─── Task input

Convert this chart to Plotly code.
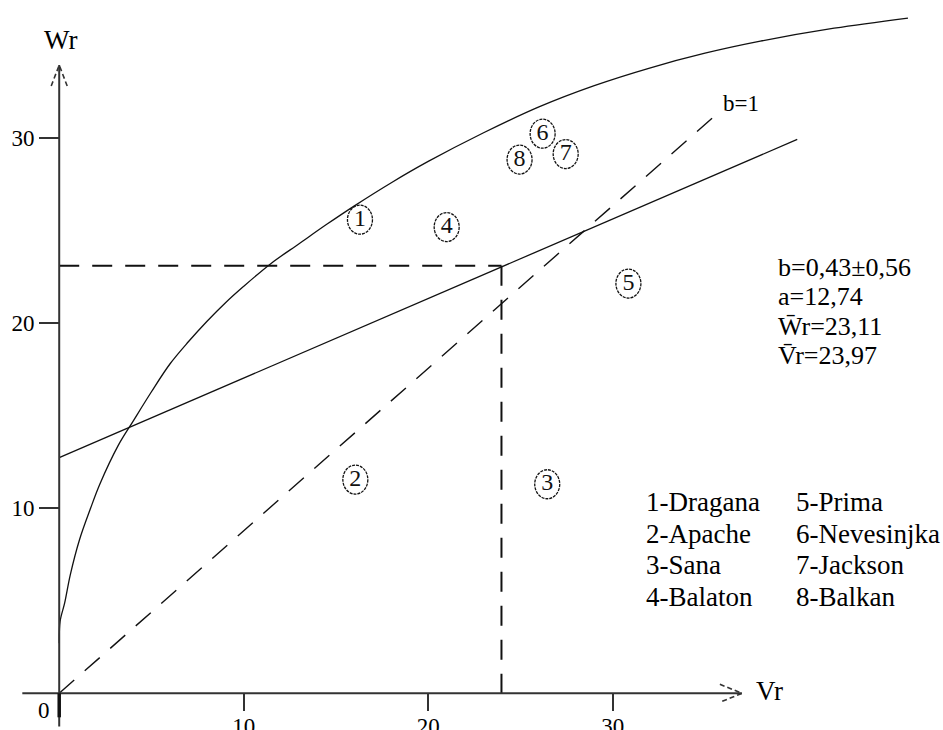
import plotly.graph_objects as go

# Genotypes: number, name, variance (Vr) and covariance (Wr)
genotype_no = [1, 2, 3, 4, 5, 6, 7, 8]
genotype_names = ["Dragana", "Apache", "Sana", "Balaton", "Prima", "Nevesinjka", "Jackson", "Balkan"]
vr = [16.3, 16.05, 26.45, 21.0, 30.85, 26.2, 27.45, 24.95]
wr = [25.6, 11.55, 11.3, 25.2, 22.15, 30.25, 29.15, 28.85]

# Regression Wr = a + b*Vr and the array means
reg_a = 12.74
reg_b = 0.43
reg_b_err = 0.56
vr_mean = 23.97
wr_mean = 23.11
reg_end = 40.0

# Limiting parabola
curve_vr = [0.0, 0.05, 0.3, 0.6, 1.1, 1.7, 2.2, 3.2, 4.0, 5.0, 6.0, 7.0, 8.0, 9.0, 10.0,
            11.5, 13.0, 14.5, 16.0, 18.0, 20.0, 23.0, 26.0, 29.0, 32.0, 35.0, 38.0, 42.0, 46.0]
curve_wr = [2.7, 3.9, 4.9, 6.4, 8.3, 10.0, 11.3, 13.4, 14.7, 16.3, 17.8, 19.0, 20.1, 21.1,
            22.0, 23.25, 24.3, 25.35, 26.35, 27.6, 28.75, 30.3, 31.7, 32.85, 33.8, 34.6,
            35.25, 35.95, 36.5]

# Line labelled b=1
unit_vr = [0.0, 35.4]
unit_wr = [0.0, 31.1]

x_ticks = [10, 20, 30]
y_ticks = [10, 20, 30]

W, H = 943, 730
X_RANGE = [-3.209, 47.90]
Y_RANGE = [-1.984, 37.476]
AX_X_MIN, AX_X_MAX = -2.0, 37.0
AX_Y_MIN, AX_Y_MAX = -1.8, 33.96

FONT = "Liberation Serif, 'Times New Roman', Times, 'DejaVu Serif', serif"
INK = "#111111"
AXC = "#333333"
BAR = "\u0304"  # combining bar for mean symbols


def px(x):
    return x / W


def py(y):
    return 1 - y / H


def comma(v):
    return f"{v:.2f}".replace(".", ",")


fig = go.Figure()

# limiting curve
fig.add_trace(go.Scatter(x=curve_vr, y=curve_wr, mode="lines",
                         line=dict(color=INK, width=1.3, shape="spline", smoothing=1.0),
                         hoverinfo="skip"))

# regression line
reg_x = [0.0, reg_end]
reg_y = [reg_a + reg_b * v for v in reg_x]
fig.add_trace(go.Scatter(x=reg_x, y=reg_y, mode="lines",
                         line=dict(color=INK, width=1.3), hoverinfo="skip"))

# b=1 line
fig.add_trace(go.Scatter(x=unit_vr, y=unit_wr, mode="lines",
                         line=dict(color=INK, width=1.4, dash="20px,14px"), hoverinfo="skip"))

# mean reference lines
fig.add_trace(go.Scatter(x=[0, vr_mean], y=[wr_mean, wr_mean], mode="lines",
                         line=dict(color=INK, width=2, dash="20px,13px"), hoverinfo="skip"))
fig.add_trace(go.Scatter(x=[vr_mean, vr_mean], y=[wr_mean, 0], mode="lines",
                         line=dict(color=INK, width=2, dash="20px,14px"), hoverinfo="skip"))

# genotype numbers
fig.add_trace(go.Scatter(x=vr, y=wr, mode="text", text=[str(n) for n in genotype_no],
                         textposition="middle center",
                         textfont=dict(family=FONT, size=24, color=INK),
                         hoverinfo="skip"))

shapes = []
# ellipses around genotype numbers
for v, w in zip(vr, wr):
    shapes.append(dict(type="circle", xref="x", yref="y",
                       xsizemode="pixel", ysizemode="pixel", xanchor=v, yanchor=w,
                       x0=-12.5, x1=12.5, y0=-14.5, y1=14.5,
                       line=dict(color=INK, width=1.3, dash="3px,1px")))

# axes
shapes.append(dict(type="line", xref="x", yref="y", x0=AX_X_MIN, x1=AX_X_MAX, y0=0, y1=0,
                   line=dict(color=AXC, width=2)))
shapes.append(dict(type="line", xref="x", yref="y", x0=0, x1=0, y0=AX_Y_MIN, y1=AX_Y_MAX,
                   line=dict(color=AXC, width=2)))
# arrow heads
shapes.append(dict(type="path", xref="x", yref="y", xsizemode="pixel", ysizemode="pixel",
                   xanchor=0, yanchor=AX_Y_MAX, path="M-8,-21 L0,0 L8,-21",
                   line=dict(color=AXC, width=1.6, dash="5px,3px")))
shapes.append(dict(type="path", xref="x", yref="y", xsizemode="pixel", ysizemode="pixel",
                   xanchor=AX_X_MAX, yanchor=0, path="M-22,9 L0,0 L-22,-9",
                   line=dict(color=AXC, width=1.6, dash="5px,3px")))
# origin mark
shapes.append(dict(type="line", xref="x", yref="y", xsizemode="pixel", ysizemode="pixel",
                   xanchor=0, yanchor=0, x0=0, x1=0, y0=0, y1=-24,
                   line=dict(color=INK, width=3.5)))

annotations = []


def label(text, x, y, size, xanchor="left"):
    annotations.append(dict(text=text, x=px(x), y=py(y), xref="paper", yref="paper",
                            xanchor=xanchor, yanchor="middle", showarrow=False,
                            font=dict(family=FONT, size=size, color="black")))


label("Wr", 60.8, 40, 27, "center")
label("Vr", 754, 691, 27)
label("0", 43.5, 710, 23, "center")
label("b=1", 721, 103, 23)

# statistics
label(f"b={comma(reg_b)}±{comma(reg_b_err)}", 776, 267, 26)
label(f"a={comma(reg_a)}", 776, 296.5, 26)
label(f"W{BAR}r={comma(wr_mean)}", 776, 326, 26)
label(f"V{BAR}r={comma(vr_mean)}", 776, 355.5, 26)

# genotype key in two columns
for i, (n, name) in enumerate(zip(genotype_no, genotype_names)):
    col, row = divmod(i, 4)
    label(f"{n}-{name}", 644 + col * 150, 502 + row * 31.7, 27)

fig.update_layout(
    width=W, height=H,
    margin=dict(l=0, r=0, t=0, b=0),
    paper_bgcolor="white", plot_bgcolor="white",
    showlegend=False, hovermode=False,
    shapes=shapes, annotations=annotations,
    font=dict(family=FONT),
    xaxis=dict(range=X_RANGE, showgrid=False, zeroline=False, showline=False,
               tickvals=x_ticks, ticktext=[str(t) for t in x_ticks],
               ticks="outside", ticklen=17, tickwidth=2, tickcolor=AXC,
               ticklabelstandoff=-5,
               tickfont=dict(family=FONT, size=23, color="black"),
               anchor="free", position=(H - 693.3) / H, automargin=False, fixedrange=True),
    yaxis=dict(range=Y_RANGE, showgrid=False, zeroline=False, showline=False,
               tickvals=y_ticks, ticktext=[str(t) for t in y_ticks],
               ticks="outside", ticklen=20, tickwidth=2, tickcolor=AXC,
               tickfont=dict(family=FONT, size=23, color="black"),
               anchor="free", position=59.2 / W, automargin=False, fixedrange=True),
)

fig.write_html("out.html")
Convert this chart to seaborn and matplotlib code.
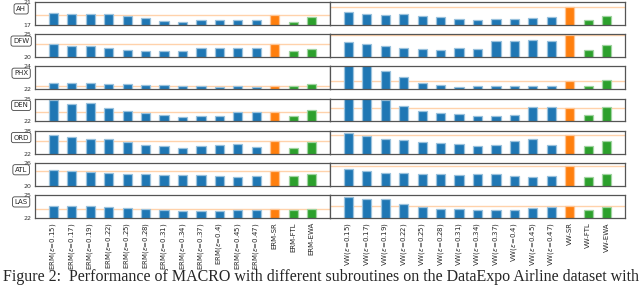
import matplotlib
matplotlib.use("Agg")
import matplotlib.pyplot as plt
import seaborn as sns
import numpy as np
from matplotlib.colors import to_rgb

sns.set_style("white")
plt.rcParams['font.family'] = ['DejaVu Sans']
plt.rcParams['mathtext.fontset'] = 'dejavusans'

eps = ["0.15", "0.17", "0.19", "0.22", "0.25", "0.28", "0.31", "0.34", "0.37", "0.4", "0.45", "0.47"]
erm_labels = ["ERM($\\epsilon$=" + e + ")" for e in eps] + ["ERM-SR", "ERM-FTL", "ERM-EWA"]
vw_labels = ["VW($\\epsilon$=" + e + ")" for e in eps] + ["VW-SR", "VW-FTL", "VW-EWA"]

airports = ["AH", "DFW", "PHX", "DEN", "ORD", "ATL", "LAS"]
ylims = [(17, 21), (20, 25), (22, 24), (22, 25), (22, 28), (20, 26), (22, 25)]

ERM_AH = [19.0, 18.89, 18.89, 18.89, 18.6, 18.2, 17.74, 17.57, 17.8, 17.8, 17.8, 17.86, 18.8, 17.57, 18.31]
VW_AH = [19.29, 18.89, 18.77, 18.83, 18.6, 18.43, 18.03, 17.8, 18.09, 18.09, 18.2, 18.31, 20.17, 17.86, 18.49]
ERM_DFW = [22.79, 22.43, 22.43, 21.93, 21.57, 21.43, 21.43, 21.29, 21.93, 21.93, 22.07, 22.07, 22.79, 21.29, 21.86]
VW_DFW = [23.21, 22.93, 22.5, 22.07, 21.79, 21.57, 21.93, 21.86, 23.43, 23.57, 23.64, 23.57, 24.85, 21.64, 22.64]
ERM_PHX = [22.56, 22.51, 22.51, 22.48, 22.42, 22.39, 22.34, 22.28, 22.31, 22.23, 22.25, 22.23, 22.32, 22.28, 22.42]
VW_PHX = [24.6, 24.4, 23.61, 23.04, 22.59, 22.34, 22.23, 22.28, 22.25, 22.25, 22.25, 22.25, 22.71, 22.28, 22.82]
ERM_DEN = [24.79, 24.32, 24.45, 23.77, 23.39, 23.06, 22.84, 22.63, 22.68, 22.68, 23.18, 23.18, 23.18, 22.68, 23.44]
VW_DEN = [25.5, 25.3, 24.75, 23.99, 23.31, 23.06, 22.97, 22.76, 22.72, 22.8, 23.86, 23.86, 23.8, 22.8, 23.86]
ERM_ORD = [26.96, 26.35, 25.91, 25.83, 25.13, 24.26, 23.91, 23.57, 23.91, 24.26, 24.43, 23.83, 25.22, 23.57, 24.96]
VW_ORD = [27.48, 26.6, 25.83, 25.48, 24.96, 24.7, 24.43, 23.91, 24.26, 25.22, 25.74, 24.17, 26.95, 24.0, 25.22]
ERM_ATL = [24.11, 23.94, 23.68, 23.34, 23.17, 23.08, 22.74, 22.83, 22.83, 22.49, 22.4, 22.49, 23.77, 22.49, 23.17]
VW_ATL = [24.37, 23.77, 23.34, 23.26, 23.17, 23.08, 22.91, 23.08, 23.08, 22.66, 22.4, 22.49, 25.14, 22.4, 23.08]
ERM_LAS = [23.54, 23.58, 23.54, 23.46, 23.33, 23.21, 23.04, 22.96, 22.96, 22.96, 23.04, 23.08, 23.13, 23.0, 23.21]
VW_LAS = [24.71, 24.46, 24.42, 23.83, 23.5, 23.21, 23.13, 23.08, 23.08, 23.04, 23.33, 23.42, 23.52, 23.08, 23.5]

erm_rows = [ERM_AH, ERM_DFW, ERM_PHX, ERM_DEN, ERM_ORD, ERM_ATL, ERM_LAS]
vw_rows = [VW_AH, VW_DFW, VW_PHX, VW_DEN, VW_ORD, VW_ATL, VW_LAS]

blue, orange, green = "#1f77b4", "#ff7f0e", "#2ca02c"
bar_colors = [blue] * 12 + [orange, green, green]


def lighten(c, f=0.55):
    r, g, b = to_rgb(c)
    return (r + (1 - r) * f, g + (1 - g) * f, b + (1 - b) * f)


fig = plt.figure(figsize=(6.4, 2.86), dpi=100)
gs = fig.add_gridspec(7, 2, left=35 / 640, right=625 / 640, top=1 - 2 / 286,
                      bottom=1 - 218 / 286, wspace=0, hspace=0.4)

for i, ap in enumerate(airports):
    lo, hi = ylims[i]
    for j, (vals, labels) in enumerate([(erm_rows[i], erm_labels), (vw_rows[i], vw_labels)]):
        ax = fig.add_subplot(gs[i, j])
        sns.barplot(x=labels, y=vals, hue=labels, palette=bar_colors, legend=False,
                    width=0.5, ax=ax, saturation=1)
        for p, c in zip(ax.patches, bar_colors):
            p.set_edgecolor(lighten(c))
            p.set_linewidth(0.9)
        ax.axhline(vals[12], color=orange, alpha=0.35, lw=1, zorder=0.5)
        ax.set_xlim(-1, 15)
        ax.set_ylim(lo, hi)
        ax.set_ylabel("")
        for s in ax.spines.values():
            s.set_color("#555555")
            s.set_linewidth(0.9)
        if j == 0:
            ax.set_yticks([lo, hi])
            ax.set_yticklabels([str(lo), str(hi)])
            ax.tick_params(axis='y', labelsize=4.5, length=1.5, pad=1, colors="#333333")
            ax.text(-0.047, 0.7, ap, transform=ax.transAxes, ha='center', va='center',
                    fontsize=5, bbox=dict(boxstyle="round,pad=0.3", fc="white",
                                          ec="#444444", lw=0.6))
        else:
            ax.set_yticks([])
        if i == len(airports) - 1:
            ax.tick_params(axis='x', labelsize=5, rotation=90, length=1.5, pad=1.5)
        else:
            ax.set_xticks([])

fig.text(0.004, 0.016, "Figure 2:  Performance of MACRO with different subroutines on the DataExpo Airline dataset with",
         family="Liberation Serif", fontsize=11.5, va="baseline", ha="left")

fig.savefig("out.png", dpi=100)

──────

Quote, exactly and only, the lines from the first line of the data above through the line containing "reg_end = 40.0". The pictures do not belong in it.

Convert this chart to Plotly code.
import plotly.graph_objects as go

# Genotypes: number, name, variance (Vr) and covariance (Wr)
genotype_no = [1, 2, 3, 4, 5, 6, 7, 8]
genotype_names = ["Dragana", "Apache", "Sana", "Balaton", "Prima", "Nevesinjka", "Jackson", "Balkan"]
vr = [16.3, 16.05, 26.45, 21.0, 30.85, 26.2, 27.45, 24.95]
wr = [25.6, 11.55, 11.3, 25.2, 22.15, 30.25, 29.15, 28.85]

# Regression Wr = a + b*Vr and the array means
reg_a = 12.74
reg_b = 0.43
reg_b_err = 0.56
vr_mean = 23.97
wr_mean = 23.11
reg_end = 40.0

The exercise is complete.